Advances in Multilevel Modeling is comprised of contributions from attendees of the Center for Integrated Latent Variable Research’s (CILVR) November 2014 conference, described in the fall 2015 issue of Endeavors. The conference’s keynote speaker, Dr. Sophia Rabe-Hesketh of the University of California, Berkeley, penned the book’s foreword. In addition to Drs. Harring and Stapleton, contributors from the University of Maryland include Drs. Ji Seung Yang, Hong Jiao, and Tracy Sweet, as well as EDMS doctoral students Qiwen Zheng and Daniel Lee.

The CILVR Series on Latent Variable Methodology is edited by Dr. Gregory Hancock.

Click here to learn more about Advances in Multilevel Modeling for Education Research on the publisher’s website. The book is also available at Amazon.com.

Dr. Jeffrey Harring is an associate professor in the Measurement, Statistics, and Evaluation program in the Department of Human Development and Quantitative Methodology.

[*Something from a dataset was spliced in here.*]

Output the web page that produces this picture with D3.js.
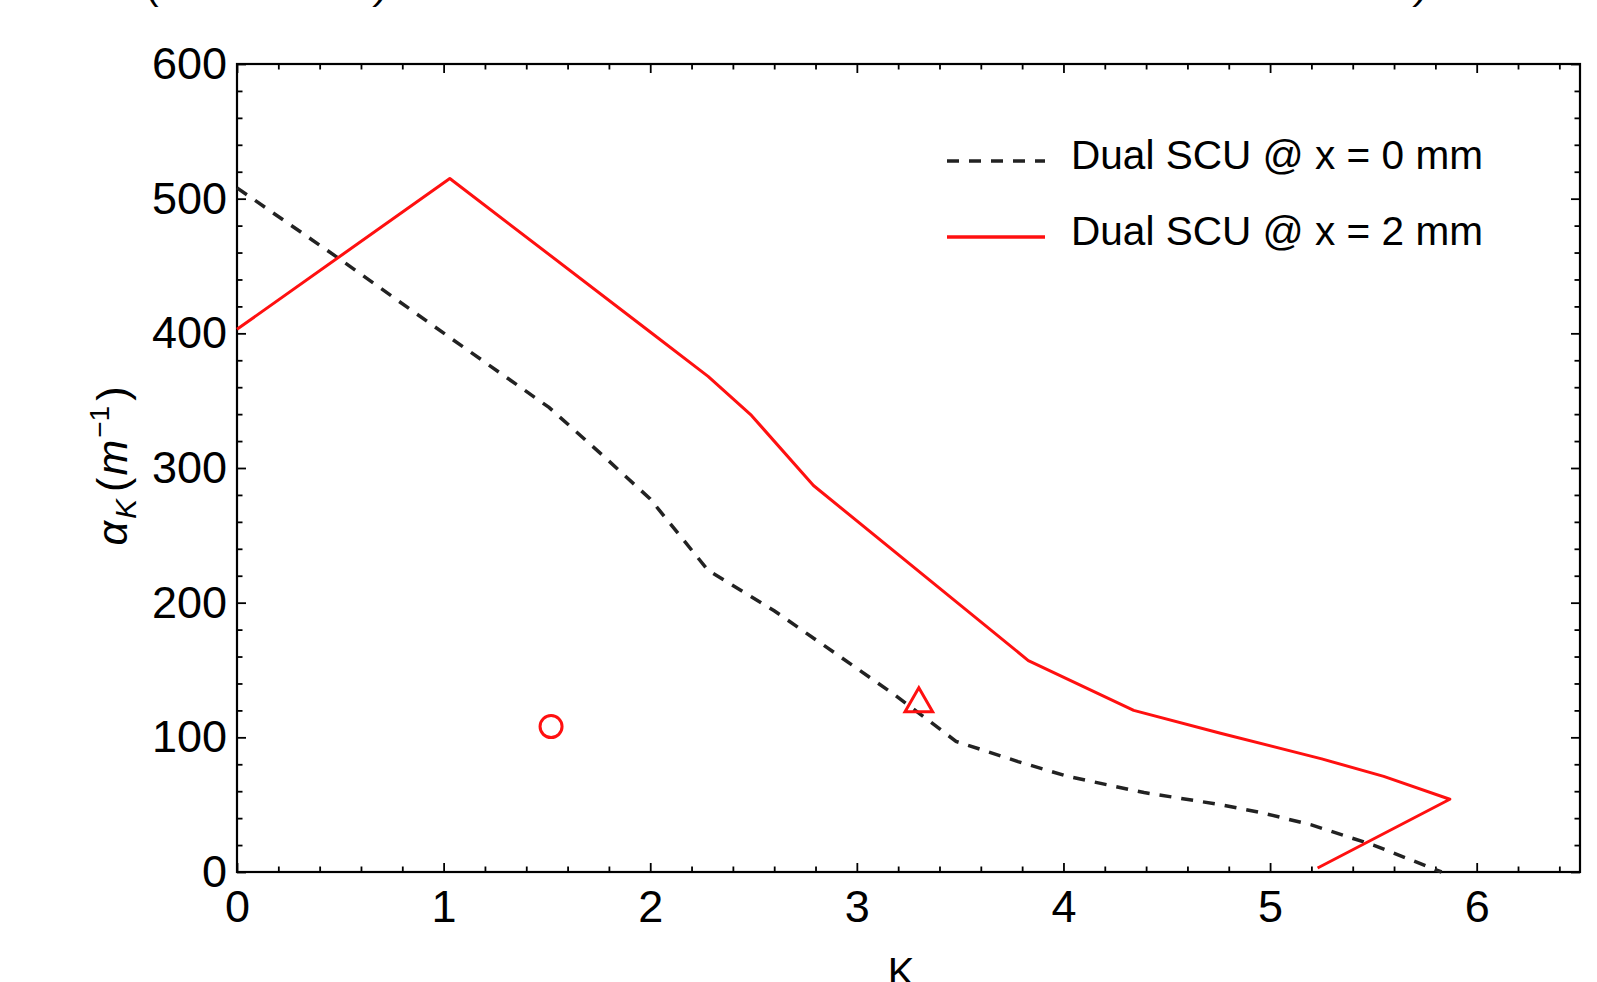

His research focuses on applications of statistical models for repeated measures data, nonlinear structural equation models, and statistical computing.

Dr. Laura Stapleton is an associate professor in the Measurement, Statistics, and Evaluation program in the Department of Human Development and Quantitative Methodology. Her work looks at analysis of administrative and survey data obtained under complex sampling designs and multilevel latent variable models, including tests of mediation within a multilevel framework. She is the associate director of research for the Maryland State Longitudinal Data System Center.

Dr. Gregory Hancock is a professor in the Department of Human Development and Quantitative Methodology, where he directs the Measurement, Statistics, and Evaluation program (EDMS) and the Center for Integrated Latent Variable Research (CILVR).